The request.
Produce an exact copy of the lines below that run from the line containing "What Observable Plot" to the line containing "const capHalf = 0.75;", inclusive; any picture is omitted.

Plotting code records:
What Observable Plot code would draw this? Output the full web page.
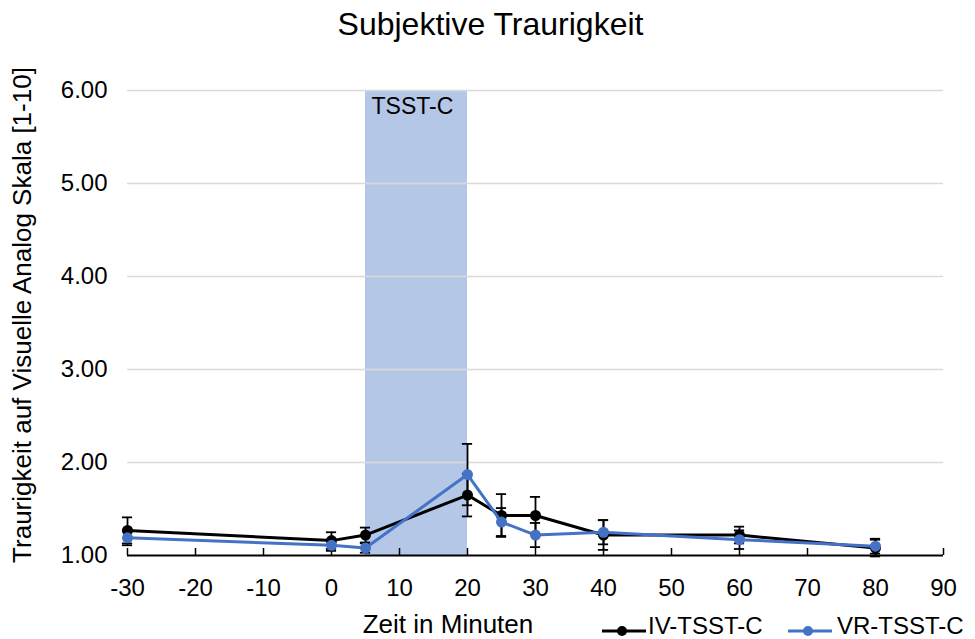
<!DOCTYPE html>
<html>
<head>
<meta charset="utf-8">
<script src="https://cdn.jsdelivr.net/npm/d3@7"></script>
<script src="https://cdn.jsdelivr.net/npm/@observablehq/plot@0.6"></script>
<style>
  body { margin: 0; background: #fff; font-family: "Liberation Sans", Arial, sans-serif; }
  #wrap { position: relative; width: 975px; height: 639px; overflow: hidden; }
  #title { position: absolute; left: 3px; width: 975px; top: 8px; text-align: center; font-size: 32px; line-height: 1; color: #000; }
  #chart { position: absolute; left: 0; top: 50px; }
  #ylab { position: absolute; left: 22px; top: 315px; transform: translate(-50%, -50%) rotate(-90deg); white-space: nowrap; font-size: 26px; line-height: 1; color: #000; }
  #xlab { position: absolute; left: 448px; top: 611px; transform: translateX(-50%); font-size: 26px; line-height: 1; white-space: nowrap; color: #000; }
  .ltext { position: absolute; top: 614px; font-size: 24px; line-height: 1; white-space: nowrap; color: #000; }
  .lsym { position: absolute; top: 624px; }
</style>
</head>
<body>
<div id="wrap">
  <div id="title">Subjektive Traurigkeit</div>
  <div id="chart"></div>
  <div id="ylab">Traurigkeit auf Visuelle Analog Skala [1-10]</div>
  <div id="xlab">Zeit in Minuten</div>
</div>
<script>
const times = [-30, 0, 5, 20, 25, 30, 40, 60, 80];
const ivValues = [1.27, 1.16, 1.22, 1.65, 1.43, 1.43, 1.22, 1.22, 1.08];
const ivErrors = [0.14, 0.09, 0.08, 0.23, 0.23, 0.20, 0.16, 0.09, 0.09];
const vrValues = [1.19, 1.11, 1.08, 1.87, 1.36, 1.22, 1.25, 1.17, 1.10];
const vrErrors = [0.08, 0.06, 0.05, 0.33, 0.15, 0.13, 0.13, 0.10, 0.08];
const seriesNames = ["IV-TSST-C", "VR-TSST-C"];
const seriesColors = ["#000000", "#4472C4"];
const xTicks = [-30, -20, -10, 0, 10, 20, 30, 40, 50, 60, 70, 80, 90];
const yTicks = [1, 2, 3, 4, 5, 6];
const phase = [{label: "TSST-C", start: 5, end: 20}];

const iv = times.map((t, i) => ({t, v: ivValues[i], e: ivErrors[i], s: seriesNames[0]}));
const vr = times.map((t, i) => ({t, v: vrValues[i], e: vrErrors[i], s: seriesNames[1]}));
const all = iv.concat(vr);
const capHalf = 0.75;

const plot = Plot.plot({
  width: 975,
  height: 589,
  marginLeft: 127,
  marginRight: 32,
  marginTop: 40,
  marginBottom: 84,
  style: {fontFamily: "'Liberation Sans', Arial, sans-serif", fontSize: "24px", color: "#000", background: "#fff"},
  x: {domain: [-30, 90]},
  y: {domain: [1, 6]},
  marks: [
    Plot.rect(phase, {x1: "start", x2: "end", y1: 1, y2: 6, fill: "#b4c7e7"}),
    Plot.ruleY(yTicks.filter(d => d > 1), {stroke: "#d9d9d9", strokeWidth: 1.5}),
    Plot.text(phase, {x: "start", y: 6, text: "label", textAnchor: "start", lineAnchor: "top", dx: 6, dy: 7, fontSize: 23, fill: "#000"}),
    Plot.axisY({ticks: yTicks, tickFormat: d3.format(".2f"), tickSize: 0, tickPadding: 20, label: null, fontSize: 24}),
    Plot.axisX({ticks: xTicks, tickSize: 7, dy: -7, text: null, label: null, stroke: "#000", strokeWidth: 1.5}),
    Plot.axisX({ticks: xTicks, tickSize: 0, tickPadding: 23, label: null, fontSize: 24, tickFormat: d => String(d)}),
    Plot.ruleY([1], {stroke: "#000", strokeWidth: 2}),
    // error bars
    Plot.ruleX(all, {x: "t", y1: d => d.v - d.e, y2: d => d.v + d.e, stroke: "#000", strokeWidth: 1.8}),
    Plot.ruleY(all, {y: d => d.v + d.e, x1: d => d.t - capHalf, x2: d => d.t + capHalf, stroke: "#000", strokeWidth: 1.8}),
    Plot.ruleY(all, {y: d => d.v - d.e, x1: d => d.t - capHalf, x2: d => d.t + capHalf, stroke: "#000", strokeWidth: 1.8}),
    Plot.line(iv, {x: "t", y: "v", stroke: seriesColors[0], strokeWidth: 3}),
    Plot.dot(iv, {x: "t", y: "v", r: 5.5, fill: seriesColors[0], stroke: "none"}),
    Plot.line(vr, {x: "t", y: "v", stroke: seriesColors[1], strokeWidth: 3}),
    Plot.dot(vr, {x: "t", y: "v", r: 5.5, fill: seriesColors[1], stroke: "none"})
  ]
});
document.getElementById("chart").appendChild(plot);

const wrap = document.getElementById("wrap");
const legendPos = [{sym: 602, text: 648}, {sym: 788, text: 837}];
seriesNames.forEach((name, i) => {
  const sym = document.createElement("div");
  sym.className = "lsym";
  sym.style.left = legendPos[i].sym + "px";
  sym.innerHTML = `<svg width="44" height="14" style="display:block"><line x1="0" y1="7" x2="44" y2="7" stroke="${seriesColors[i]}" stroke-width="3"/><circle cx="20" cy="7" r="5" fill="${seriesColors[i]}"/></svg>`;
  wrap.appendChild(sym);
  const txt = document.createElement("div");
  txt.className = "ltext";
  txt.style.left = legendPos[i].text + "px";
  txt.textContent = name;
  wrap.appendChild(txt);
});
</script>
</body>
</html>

==

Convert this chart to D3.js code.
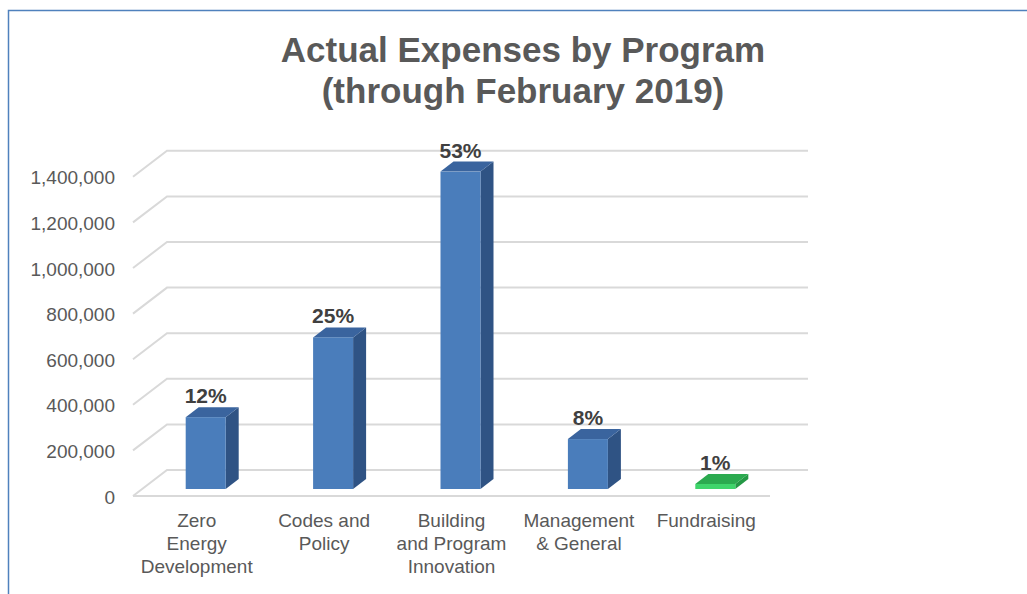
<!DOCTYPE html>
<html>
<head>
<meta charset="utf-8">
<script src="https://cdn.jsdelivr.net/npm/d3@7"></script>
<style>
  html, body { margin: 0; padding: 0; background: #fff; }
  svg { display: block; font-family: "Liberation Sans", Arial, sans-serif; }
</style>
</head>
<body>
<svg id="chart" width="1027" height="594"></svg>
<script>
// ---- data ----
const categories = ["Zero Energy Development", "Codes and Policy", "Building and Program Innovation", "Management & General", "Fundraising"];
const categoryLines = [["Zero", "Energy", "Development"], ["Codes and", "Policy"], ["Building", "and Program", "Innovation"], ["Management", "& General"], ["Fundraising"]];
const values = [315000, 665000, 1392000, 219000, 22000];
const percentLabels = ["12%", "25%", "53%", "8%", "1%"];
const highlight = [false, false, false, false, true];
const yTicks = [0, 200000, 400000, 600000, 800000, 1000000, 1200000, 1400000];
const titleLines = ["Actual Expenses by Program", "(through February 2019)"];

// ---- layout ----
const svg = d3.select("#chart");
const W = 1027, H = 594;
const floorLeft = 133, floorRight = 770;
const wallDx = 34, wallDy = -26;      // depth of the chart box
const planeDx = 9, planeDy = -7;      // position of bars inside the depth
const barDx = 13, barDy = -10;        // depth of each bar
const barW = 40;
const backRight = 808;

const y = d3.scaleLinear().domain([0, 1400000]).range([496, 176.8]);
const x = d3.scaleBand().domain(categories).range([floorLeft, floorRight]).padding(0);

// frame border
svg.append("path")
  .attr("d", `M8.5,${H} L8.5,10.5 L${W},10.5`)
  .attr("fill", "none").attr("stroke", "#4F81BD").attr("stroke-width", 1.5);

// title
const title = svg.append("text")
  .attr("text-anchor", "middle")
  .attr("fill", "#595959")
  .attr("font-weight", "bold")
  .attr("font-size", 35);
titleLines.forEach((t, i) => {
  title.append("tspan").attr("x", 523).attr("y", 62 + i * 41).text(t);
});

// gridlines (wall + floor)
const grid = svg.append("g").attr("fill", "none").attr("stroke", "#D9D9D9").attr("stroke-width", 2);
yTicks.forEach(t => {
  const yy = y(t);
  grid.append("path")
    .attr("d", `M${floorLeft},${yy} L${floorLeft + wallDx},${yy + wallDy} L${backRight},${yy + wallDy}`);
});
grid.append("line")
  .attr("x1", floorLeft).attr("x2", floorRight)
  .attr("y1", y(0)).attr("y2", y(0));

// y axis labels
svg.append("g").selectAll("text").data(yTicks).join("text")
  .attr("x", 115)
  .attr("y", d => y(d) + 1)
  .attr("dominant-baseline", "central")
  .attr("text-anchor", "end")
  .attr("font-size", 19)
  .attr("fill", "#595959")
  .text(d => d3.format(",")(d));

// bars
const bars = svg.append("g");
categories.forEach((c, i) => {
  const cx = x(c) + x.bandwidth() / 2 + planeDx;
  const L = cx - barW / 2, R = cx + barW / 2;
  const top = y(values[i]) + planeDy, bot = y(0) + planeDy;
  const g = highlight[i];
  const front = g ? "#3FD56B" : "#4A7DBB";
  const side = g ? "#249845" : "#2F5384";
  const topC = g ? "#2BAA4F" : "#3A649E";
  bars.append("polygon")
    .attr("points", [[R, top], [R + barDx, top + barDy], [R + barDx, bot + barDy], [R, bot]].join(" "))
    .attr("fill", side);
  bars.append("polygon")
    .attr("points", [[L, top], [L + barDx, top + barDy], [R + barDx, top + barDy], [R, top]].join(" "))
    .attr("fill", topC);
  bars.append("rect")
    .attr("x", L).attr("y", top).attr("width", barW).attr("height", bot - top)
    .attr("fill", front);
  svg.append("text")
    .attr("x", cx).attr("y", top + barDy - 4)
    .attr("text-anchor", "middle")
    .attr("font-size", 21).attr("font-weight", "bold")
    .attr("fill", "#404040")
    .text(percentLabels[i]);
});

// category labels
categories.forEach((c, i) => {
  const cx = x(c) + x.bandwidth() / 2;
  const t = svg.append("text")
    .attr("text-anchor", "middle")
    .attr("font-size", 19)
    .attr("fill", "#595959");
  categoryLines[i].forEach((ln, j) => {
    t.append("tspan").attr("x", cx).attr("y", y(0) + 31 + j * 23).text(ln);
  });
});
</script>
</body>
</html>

--

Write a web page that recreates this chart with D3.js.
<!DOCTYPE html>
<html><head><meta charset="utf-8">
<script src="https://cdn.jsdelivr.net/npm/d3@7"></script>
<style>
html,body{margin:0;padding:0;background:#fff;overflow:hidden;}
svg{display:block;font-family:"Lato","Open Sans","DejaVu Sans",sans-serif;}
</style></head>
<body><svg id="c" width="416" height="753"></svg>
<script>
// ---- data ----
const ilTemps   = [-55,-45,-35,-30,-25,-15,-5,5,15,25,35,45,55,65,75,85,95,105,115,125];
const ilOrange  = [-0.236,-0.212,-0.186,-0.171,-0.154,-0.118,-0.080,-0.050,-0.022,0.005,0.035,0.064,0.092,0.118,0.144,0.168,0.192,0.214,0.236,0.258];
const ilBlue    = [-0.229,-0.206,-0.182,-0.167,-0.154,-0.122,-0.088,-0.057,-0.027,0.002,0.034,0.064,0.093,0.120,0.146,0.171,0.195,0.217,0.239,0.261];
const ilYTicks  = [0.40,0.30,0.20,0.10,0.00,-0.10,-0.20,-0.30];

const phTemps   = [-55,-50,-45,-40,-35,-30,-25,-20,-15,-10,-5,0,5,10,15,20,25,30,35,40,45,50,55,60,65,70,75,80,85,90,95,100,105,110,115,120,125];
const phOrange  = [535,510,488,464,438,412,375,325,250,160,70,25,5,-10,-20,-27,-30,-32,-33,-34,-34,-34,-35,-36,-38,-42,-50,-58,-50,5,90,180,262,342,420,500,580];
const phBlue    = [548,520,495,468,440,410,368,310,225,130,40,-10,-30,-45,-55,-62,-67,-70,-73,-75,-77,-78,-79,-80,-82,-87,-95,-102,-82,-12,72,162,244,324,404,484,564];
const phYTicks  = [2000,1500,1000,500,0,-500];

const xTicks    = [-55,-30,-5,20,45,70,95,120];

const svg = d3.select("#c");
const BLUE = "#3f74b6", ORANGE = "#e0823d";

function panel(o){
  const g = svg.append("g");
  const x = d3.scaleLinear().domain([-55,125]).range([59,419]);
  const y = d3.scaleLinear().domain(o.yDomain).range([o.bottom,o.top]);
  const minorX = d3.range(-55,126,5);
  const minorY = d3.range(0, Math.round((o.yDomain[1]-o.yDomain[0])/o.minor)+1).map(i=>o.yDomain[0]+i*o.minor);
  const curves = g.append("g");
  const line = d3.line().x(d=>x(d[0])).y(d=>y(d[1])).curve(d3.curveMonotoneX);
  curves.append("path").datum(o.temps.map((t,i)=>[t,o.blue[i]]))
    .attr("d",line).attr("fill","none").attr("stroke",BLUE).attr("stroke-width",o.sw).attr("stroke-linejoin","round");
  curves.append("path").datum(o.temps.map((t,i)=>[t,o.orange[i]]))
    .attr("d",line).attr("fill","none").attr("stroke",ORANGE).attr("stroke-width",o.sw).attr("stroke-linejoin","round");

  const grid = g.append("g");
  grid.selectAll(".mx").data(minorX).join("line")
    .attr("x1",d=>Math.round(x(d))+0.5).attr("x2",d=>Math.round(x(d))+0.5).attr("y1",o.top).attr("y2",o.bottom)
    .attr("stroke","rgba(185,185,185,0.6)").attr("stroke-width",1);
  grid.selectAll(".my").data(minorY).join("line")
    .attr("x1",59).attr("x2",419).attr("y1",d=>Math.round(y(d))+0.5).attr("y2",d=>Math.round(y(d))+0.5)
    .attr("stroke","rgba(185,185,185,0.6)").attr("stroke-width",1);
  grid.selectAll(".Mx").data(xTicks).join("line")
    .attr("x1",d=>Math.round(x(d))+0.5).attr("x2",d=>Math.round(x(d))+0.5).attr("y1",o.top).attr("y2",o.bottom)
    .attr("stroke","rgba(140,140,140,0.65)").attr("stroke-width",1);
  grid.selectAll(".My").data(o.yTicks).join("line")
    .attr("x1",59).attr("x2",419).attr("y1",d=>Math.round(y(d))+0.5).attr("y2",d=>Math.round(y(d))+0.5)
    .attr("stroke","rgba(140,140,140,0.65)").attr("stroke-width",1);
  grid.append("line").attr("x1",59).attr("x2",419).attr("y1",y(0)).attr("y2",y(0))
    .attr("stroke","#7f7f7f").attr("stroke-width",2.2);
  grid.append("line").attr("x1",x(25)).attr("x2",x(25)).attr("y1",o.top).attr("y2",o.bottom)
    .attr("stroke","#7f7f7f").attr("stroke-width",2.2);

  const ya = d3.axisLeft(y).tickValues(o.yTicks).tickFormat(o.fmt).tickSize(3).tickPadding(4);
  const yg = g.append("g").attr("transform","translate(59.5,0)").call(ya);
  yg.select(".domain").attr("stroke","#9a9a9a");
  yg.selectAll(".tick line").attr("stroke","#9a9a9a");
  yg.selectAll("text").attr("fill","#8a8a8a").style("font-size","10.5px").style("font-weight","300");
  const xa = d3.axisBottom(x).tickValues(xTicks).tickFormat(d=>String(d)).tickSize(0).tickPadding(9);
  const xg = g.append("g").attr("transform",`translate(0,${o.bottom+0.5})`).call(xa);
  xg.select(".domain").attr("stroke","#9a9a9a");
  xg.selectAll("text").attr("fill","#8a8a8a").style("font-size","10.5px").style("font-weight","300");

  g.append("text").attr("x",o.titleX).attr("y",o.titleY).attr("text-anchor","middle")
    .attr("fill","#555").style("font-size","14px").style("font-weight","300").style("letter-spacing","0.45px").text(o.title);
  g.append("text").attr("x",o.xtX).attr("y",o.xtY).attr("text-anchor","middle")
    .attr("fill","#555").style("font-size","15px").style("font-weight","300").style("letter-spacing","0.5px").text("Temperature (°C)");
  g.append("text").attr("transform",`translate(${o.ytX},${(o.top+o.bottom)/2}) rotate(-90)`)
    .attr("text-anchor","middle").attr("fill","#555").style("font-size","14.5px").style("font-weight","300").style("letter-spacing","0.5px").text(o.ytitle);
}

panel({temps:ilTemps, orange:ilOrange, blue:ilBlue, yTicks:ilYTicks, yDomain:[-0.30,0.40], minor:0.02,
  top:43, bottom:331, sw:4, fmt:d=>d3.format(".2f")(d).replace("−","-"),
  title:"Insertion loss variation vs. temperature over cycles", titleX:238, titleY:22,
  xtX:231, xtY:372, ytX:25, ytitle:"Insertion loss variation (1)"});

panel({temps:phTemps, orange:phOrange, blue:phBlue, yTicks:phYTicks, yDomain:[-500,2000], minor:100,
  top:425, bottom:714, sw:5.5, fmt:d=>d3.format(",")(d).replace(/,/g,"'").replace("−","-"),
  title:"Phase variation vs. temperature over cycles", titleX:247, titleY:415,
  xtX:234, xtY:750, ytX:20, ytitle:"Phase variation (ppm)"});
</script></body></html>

Expected output.
What Observable Plot code would draw this? Output the full web page.
<!DOCTYPE html>
<html>
<head>
<meta charset="utf-8">
<script src="https://cdn.jsdelivr.net/npm/d3@7"></script>
<script src="https://cdn.jsdelivr.net/npm/@observablehq/plot@0.6"></script>
<style>
  body { margin: 0; background: #fff; font-family: "Liberation Sans", Arial, sans-serif; }
  #wrap { position: relative; width: 975px; height: 639px; overflow: hidden; }
  #title { position: absolute; left: 3px; width: 975px; top: 8px; text-align: center; font-size: 32px; line-height: 1; color: #000; }
  #chart { position: absolute; left: 0; top: 50px; }
  #ylab { position: absolute; left: 22px; top: 315px; transform: translate(-50%, -50%) rotate(-90deg); white-space: nowrap; font-size: 26px; line-height: 1; color: #000; }
  #xlab { position: absolute; left: 448px; top: 611px; transform: translateX(-50%); font-size: 26px; line-height: 1; white-space: nowrap; color: #000; }
  .ltext { position: absolute; top: 614px; font-size: 24px; line-height: 1; white-space: nowrap; color: #000; }
  .lsym { position: absolute; top: 624px; }
</style>
</head>
<body>
<div id="wrap">
  <div id="title">Subjektive Traurigkeit</div>
  <div id="chart"></div>
  <div id="ylab">Traurigkeit auf Visuelle Analog Skala [1-10]</div>
  <div id="xlab">Zeit in Minuten</div>
</div>
<script>
const times = [-30, 0, 5, 20, 25, 30, 40, 60, 80];
const ivValues = [1.27, 1.16, 1.22, 1.65, 1.43, 1.43, 1.22, 1.22, 1.08];
const ivErrors = [0.14, 0.09, 0.08, 0.23, 0.23, 0.20, 0.16, 0.09, 0.09];
const vrValues = [1.19, 1.11, 1.08, 1.87, 1.36, 1.22, 1.25, 1.17, 1.10];
const vrErrors = [0.08, 0.06, 0.05, 0.33, 0.15, 0.13, 0.13, 0.10, 0.08];
const seriesNames = ["IV-TSST-C", "VR-TSST-C"];
const seriesColors = ["#000000", "#4472C4"];
const xTicks = [-30, -20, -10, 0, 10, 20, 30, 40, 50, 60, 70, 80, 90];
const yTicks = [1, 2, 3, 4, 5, 6];
const phase = [{label: "TSST-C", start: 5, end: 20}];

const iv = times.map((t, i) => ({t, v: ivValues[i], e: ivErrors[i], s: seriesNames[0]}));
const vr = times.map((t, i) => ({t, v: vrValues[i], e: vrErrors[i], s: seriesNames[1]}));
const all = iv.concat(vr);
const capHalf = 0.75;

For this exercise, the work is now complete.